Avner Shalev, the head of the Yad Vashem Holocaust remembrance authority in Jerusalem said that, while “no trial can bring back those that were murdered,” the conviction of Mr. Demjanjuk showed that theere was “no statute of limitations on the crimes of the Holocaust” and that the killings “could not have taken place without the participation of myriads of Europeans on many levels.”
Elan Steinberg, the Vice President of the American Gathering of Holocaust Survivors and their Descendants said in a statement that the conviction was “a clarion pronouncement that the pursuit of justice should know no barriers of time and geography.”
MICHAEL HOFFMAN’S AFTERWORD
Simon Wiesenthal was a con-man and a fantasist.
Look at the lavish attention paid to the statements filled with vengeful, Talmudic crowing by Efraim Zuroff, Avner Shalev and Elan Steinberg, and no coverage given to statements by Demjanjuk’s family and supporters.
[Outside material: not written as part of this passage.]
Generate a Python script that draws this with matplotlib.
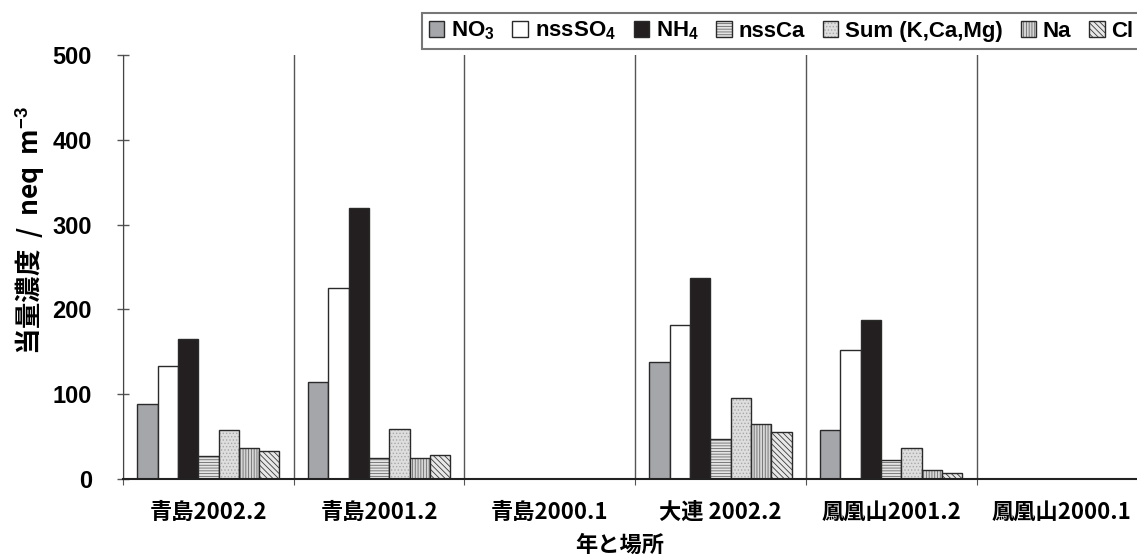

Why are there no Judaic kapos prosecuted for aiding the Nazis? It is said they were coerced. Demjanjuk was a prisoner of war. No coercion there?
Can any accused “Nazi” get a fair trial in Zionist Germany, where defense attorneys can be arrested for defending their accused clients too vigorously, and where writers and publishers such as Ernst Zundel, rot for years in prison because they dare to doubt Holocaustianity, the last truly believed religion in the otherwise agnostic West?
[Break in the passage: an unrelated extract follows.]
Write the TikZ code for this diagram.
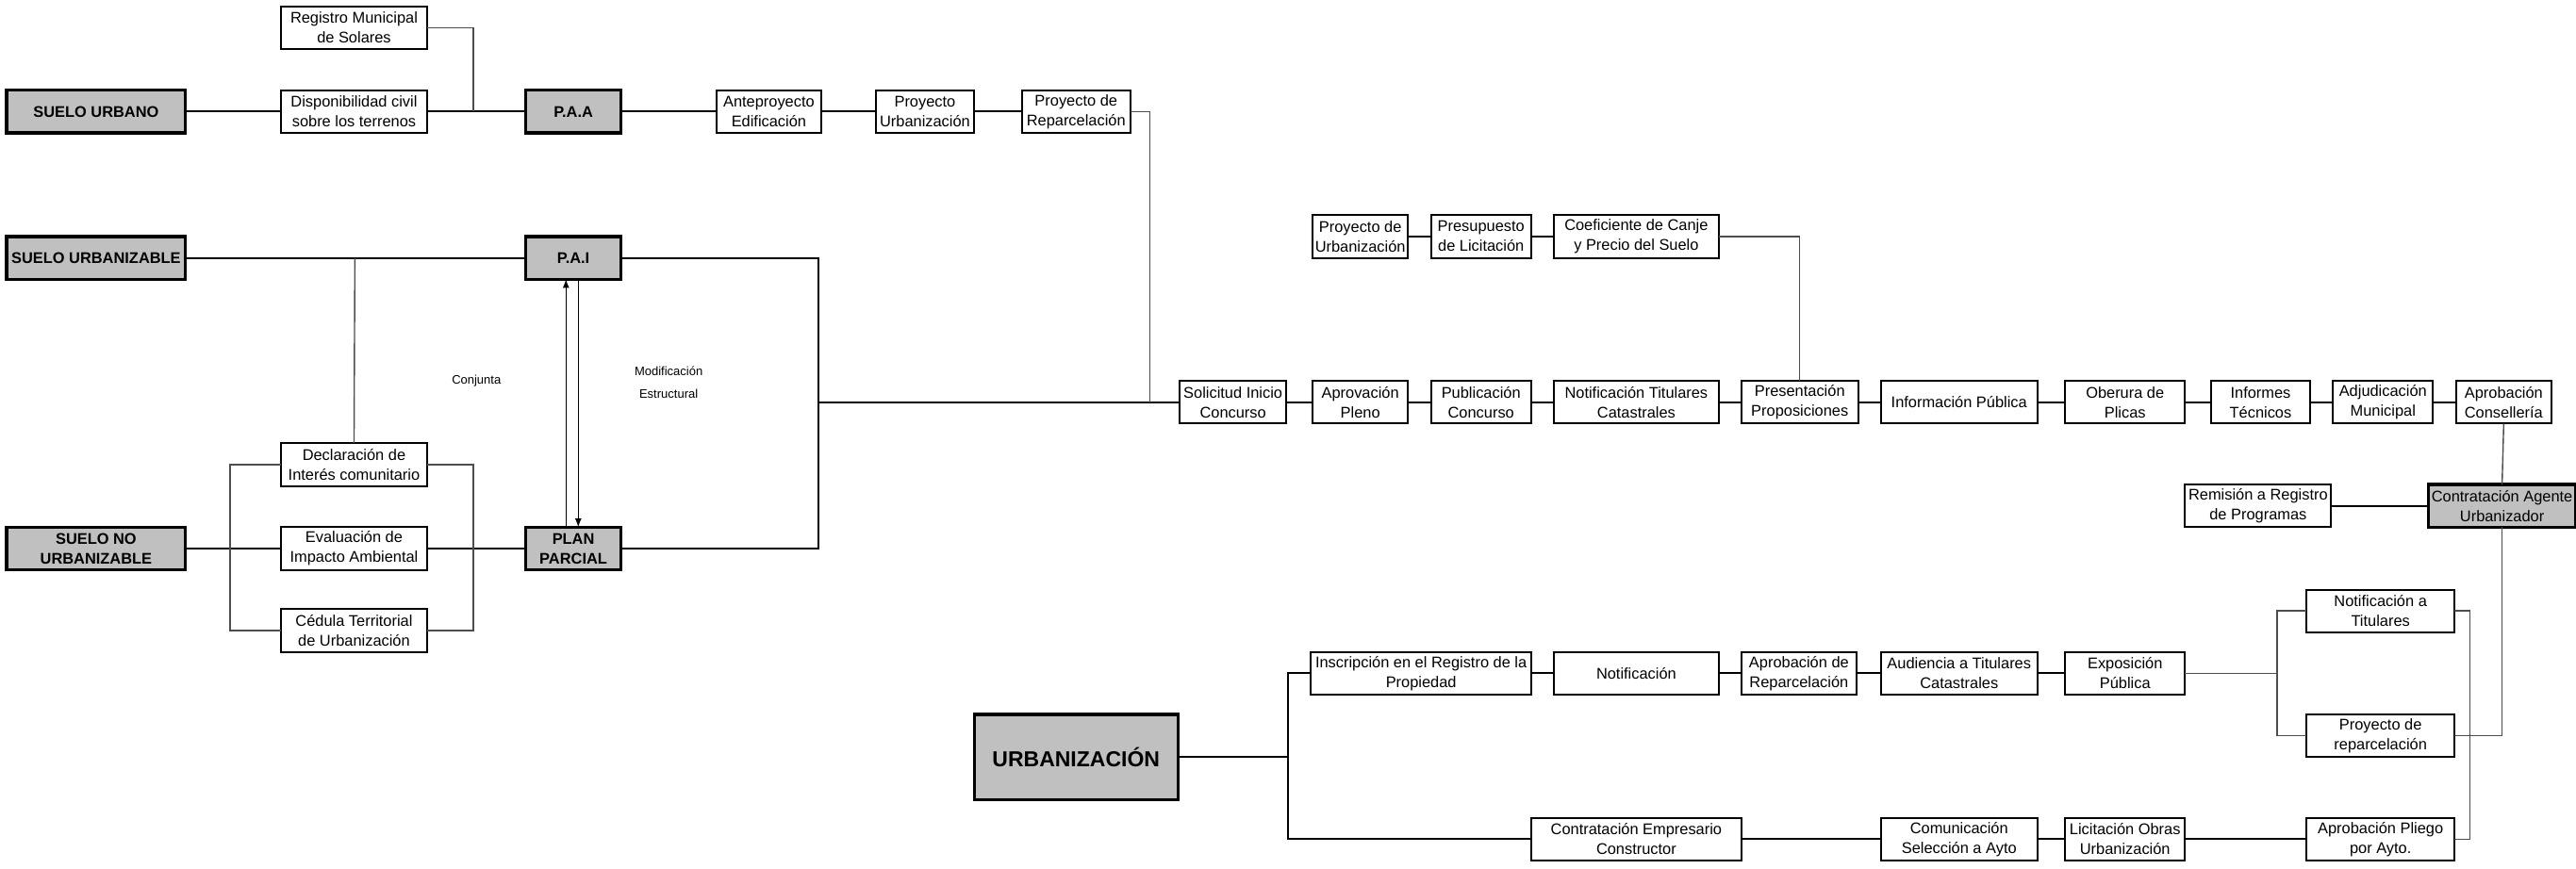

In 91-year-old John Demjanjuk, the Zionists have their pound of flesh.
FOR FURTHER RESEARCH
Defending Ivan the Terrible: The Justice Department’s Conspiracy to Convict John Demjanjuk
by Yoram Sheftel
From the Los Angeles Times, May 12, 2011:
There was no evidence that Demjanjuk committed a specific crime. The prosecution in Germany was based on the theory that if Demjanjuk was at the camp, he was a participant in the killing – the first time such a legal argument has been made in German courts.
Integral to the German prosecution’s case was an SS identity card that allegedly shows a picture of a young Demjanjuk, and indicates he trained at the SS Trawniki camp and was posted to Sobibor.
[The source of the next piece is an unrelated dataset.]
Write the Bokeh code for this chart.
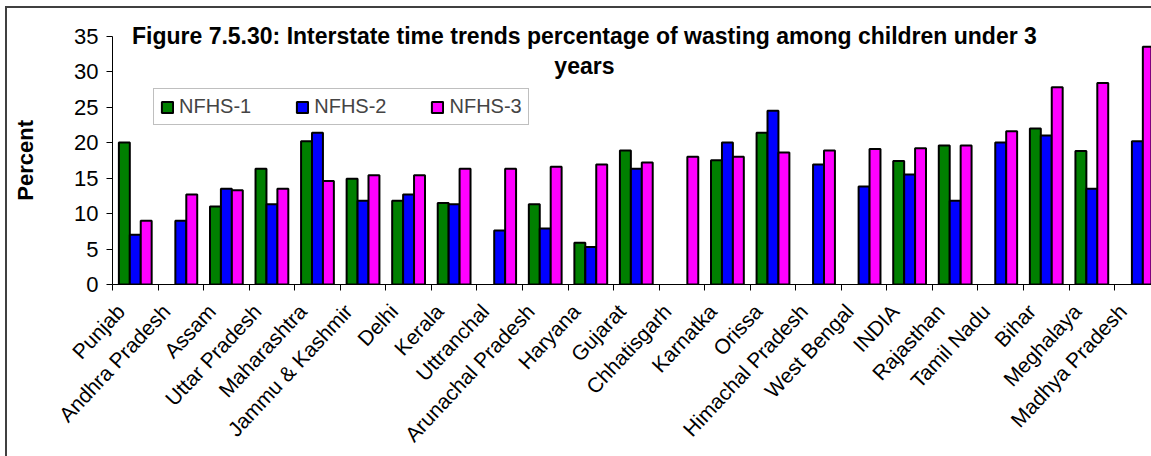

Though court experts said the card appears genuine, the defense maintains it is a fake produced by the Soviet KGB.
The U.S. Department of Justice’s Office of Special Investigations also has said the card is genuine, but documents unearthed by The Associated Press indicate that the FBI at one time had doubts similar to those aired by Demjanjuk’s defense about the evidence — though the material was never turned over to them.
In a 1985 report, the FBI’s Cleveland, Ohio, field office concluded that: “Justice is ill-served in the prosecution of an American citizen on evidence which is not only normally inadmissible in a court of law, but based on evidence and allegations quite likely fabricated by the KGB.”
The revelation has led to new court action in the U.S., with a District Court judge in Cleveland on Tuesday agreeing to appoint a public defender to represent Demjanjuk there, raising the prospect of renewing the decades-old case.